Supplied material start

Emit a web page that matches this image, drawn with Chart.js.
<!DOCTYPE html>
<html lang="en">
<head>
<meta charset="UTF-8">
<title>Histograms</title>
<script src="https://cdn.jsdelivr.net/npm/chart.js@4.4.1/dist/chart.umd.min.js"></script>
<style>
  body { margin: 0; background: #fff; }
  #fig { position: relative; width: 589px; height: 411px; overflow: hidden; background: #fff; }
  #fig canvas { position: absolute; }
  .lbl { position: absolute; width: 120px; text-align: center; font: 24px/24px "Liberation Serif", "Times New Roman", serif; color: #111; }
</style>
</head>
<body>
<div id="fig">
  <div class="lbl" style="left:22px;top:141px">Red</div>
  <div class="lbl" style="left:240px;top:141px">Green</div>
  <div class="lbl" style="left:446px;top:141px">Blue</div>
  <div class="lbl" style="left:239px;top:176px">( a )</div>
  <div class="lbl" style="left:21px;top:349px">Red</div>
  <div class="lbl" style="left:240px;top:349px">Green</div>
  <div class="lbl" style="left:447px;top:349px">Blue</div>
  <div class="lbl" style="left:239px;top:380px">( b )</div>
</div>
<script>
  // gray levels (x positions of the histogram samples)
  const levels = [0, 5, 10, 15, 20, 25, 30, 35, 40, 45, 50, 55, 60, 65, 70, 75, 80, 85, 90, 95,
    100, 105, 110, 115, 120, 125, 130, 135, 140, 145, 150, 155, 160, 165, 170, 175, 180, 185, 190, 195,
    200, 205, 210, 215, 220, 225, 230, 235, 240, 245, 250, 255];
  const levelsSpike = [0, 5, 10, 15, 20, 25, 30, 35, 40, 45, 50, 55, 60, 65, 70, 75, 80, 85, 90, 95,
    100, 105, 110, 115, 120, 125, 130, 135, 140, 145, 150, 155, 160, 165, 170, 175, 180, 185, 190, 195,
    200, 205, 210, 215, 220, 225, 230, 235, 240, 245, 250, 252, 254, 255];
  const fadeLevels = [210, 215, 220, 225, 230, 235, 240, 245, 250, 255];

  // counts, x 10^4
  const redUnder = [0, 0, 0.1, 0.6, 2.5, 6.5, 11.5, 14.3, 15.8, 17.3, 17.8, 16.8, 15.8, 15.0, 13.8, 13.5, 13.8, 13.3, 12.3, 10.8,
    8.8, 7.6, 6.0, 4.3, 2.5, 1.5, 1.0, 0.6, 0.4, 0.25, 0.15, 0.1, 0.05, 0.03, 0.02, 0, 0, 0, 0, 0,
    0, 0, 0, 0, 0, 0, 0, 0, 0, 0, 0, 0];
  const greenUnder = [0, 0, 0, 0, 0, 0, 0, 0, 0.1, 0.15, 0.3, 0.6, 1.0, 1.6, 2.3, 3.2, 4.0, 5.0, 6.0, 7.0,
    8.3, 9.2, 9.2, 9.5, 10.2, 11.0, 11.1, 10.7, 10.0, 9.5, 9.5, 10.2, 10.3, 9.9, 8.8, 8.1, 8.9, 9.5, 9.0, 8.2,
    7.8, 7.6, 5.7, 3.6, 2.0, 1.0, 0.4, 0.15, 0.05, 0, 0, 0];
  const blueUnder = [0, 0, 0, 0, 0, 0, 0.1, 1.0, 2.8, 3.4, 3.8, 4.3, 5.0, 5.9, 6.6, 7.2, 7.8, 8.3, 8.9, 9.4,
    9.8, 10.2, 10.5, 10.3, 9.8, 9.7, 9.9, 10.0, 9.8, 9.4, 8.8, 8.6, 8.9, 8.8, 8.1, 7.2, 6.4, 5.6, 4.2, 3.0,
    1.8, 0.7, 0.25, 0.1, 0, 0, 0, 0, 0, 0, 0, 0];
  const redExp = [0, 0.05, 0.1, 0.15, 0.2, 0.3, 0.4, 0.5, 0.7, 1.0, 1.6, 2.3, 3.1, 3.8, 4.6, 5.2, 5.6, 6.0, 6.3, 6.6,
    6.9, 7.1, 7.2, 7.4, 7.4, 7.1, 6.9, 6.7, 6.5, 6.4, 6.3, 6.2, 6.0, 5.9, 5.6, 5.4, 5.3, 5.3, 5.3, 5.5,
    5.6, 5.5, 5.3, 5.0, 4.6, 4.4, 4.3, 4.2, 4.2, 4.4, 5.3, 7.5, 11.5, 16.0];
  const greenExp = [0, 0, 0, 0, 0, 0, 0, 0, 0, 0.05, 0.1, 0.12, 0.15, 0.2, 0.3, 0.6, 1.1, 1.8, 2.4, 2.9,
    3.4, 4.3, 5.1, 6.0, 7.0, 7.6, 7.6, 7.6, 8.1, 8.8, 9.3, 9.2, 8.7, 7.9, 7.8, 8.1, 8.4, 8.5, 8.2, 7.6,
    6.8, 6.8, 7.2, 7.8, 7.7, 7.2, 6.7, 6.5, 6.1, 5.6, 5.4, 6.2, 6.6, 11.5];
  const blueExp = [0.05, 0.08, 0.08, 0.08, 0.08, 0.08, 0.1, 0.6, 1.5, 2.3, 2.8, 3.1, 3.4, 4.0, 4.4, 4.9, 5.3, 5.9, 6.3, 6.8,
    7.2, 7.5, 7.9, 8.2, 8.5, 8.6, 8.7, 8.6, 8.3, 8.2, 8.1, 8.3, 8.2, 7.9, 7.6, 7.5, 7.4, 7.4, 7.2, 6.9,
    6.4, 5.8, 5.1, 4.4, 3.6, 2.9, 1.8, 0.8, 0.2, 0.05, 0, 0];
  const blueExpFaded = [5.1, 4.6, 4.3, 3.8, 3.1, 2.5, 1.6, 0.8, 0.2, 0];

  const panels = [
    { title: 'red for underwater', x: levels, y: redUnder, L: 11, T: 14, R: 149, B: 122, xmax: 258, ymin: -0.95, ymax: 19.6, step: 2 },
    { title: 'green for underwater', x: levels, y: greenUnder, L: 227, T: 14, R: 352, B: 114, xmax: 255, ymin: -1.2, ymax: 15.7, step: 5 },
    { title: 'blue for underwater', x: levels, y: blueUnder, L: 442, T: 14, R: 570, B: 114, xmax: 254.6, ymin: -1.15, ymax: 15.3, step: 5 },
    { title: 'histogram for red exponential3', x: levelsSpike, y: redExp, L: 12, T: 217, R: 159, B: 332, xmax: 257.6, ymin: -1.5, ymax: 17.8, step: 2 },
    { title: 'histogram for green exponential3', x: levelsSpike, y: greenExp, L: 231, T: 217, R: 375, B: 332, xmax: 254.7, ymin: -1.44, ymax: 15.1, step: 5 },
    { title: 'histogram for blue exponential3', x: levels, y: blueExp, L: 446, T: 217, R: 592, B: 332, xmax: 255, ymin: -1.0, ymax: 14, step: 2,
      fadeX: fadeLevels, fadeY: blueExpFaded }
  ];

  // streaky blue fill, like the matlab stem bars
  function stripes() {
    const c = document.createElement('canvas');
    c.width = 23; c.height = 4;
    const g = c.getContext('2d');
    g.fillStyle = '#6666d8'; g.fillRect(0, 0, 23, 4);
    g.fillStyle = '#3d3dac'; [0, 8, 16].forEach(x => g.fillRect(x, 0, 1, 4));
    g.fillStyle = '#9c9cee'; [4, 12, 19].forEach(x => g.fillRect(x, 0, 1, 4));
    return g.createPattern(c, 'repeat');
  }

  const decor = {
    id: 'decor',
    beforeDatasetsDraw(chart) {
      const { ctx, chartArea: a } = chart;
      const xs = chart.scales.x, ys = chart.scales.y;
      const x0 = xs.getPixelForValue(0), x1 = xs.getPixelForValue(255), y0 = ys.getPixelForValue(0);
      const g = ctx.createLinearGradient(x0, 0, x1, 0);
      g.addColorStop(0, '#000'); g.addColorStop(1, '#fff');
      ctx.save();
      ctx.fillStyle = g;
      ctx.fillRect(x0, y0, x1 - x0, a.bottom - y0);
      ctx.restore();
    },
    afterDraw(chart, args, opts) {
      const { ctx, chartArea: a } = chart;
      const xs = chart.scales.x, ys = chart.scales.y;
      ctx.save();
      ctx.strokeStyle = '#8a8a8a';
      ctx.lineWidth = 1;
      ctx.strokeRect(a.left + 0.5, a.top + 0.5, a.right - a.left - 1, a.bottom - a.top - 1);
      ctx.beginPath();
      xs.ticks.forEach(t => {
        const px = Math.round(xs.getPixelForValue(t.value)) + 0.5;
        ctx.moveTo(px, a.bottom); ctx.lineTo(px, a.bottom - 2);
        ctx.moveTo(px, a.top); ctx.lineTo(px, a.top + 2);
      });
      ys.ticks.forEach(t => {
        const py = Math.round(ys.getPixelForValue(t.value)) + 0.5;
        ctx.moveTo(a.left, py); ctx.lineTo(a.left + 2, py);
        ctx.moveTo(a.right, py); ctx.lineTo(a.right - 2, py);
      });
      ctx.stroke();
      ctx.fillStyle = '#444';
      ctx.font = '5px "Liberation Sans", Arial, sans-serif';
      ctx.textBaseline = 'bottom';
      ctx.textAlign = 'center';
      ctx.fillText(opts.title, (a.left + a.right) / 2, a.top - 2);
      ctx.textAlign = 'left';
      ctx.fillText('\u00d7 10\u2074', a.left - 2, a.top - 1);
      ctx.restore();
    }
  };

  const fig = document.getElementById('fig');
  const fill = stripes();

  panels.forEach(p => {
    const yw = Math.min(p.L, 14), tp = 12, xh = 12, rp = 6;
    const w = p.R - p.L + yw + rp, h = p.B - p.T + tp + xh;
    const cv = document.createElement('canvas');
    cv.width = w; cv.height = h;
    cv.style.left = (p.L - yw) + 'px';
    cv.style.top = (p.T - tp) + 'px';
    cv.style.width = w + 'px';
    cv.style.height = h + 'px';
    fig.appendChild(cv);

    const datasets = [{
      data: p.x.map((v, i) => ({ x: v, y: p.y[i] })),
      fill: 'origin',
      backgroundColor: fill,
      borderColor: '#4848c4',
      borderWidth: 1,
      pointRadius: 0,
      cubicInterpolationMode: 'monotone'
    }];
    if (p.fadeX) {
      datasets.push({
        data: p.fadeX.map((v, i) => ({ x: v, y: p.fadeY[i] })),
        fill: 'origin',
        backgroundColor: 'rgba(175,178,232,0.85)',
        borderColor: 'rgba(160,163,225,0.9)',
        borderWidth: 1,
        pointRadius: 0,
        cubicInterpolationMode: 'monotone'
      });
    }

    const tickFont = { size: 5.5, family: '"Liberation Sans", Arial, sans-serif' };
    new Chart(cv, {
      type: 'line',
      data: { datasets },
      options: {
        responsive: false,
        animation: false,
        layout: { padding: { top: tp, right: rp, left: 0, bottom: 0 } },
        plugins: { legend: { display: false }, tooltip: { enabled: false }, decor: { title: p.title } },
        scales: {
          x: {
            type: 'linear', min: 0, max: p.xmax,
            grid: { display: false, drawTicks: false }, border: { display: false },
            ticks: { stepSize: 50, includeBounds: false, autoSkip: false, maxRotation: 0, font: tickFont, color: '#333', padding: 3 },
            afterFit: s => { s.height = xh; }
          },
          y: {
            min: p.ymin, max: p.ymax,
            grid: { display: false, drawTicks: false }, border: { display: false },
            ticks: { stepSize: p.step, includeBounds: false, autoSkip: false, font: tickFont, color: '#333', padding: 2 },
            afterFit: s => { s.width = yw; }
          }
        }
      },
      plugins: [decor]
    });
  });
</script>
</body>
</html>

Supplied material end
Supplied material start

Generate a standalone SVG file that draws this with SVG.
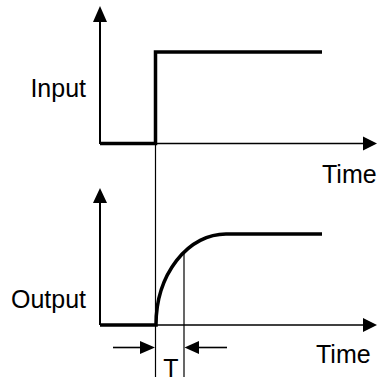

Supplied material end

* Your instructions *
Sift through the entries and copy every line with "this".

* Exercise solution *
Emit a web page that matches this image, drawn with Chart.js.
Generate a standalone SVG file that draws this with SVG.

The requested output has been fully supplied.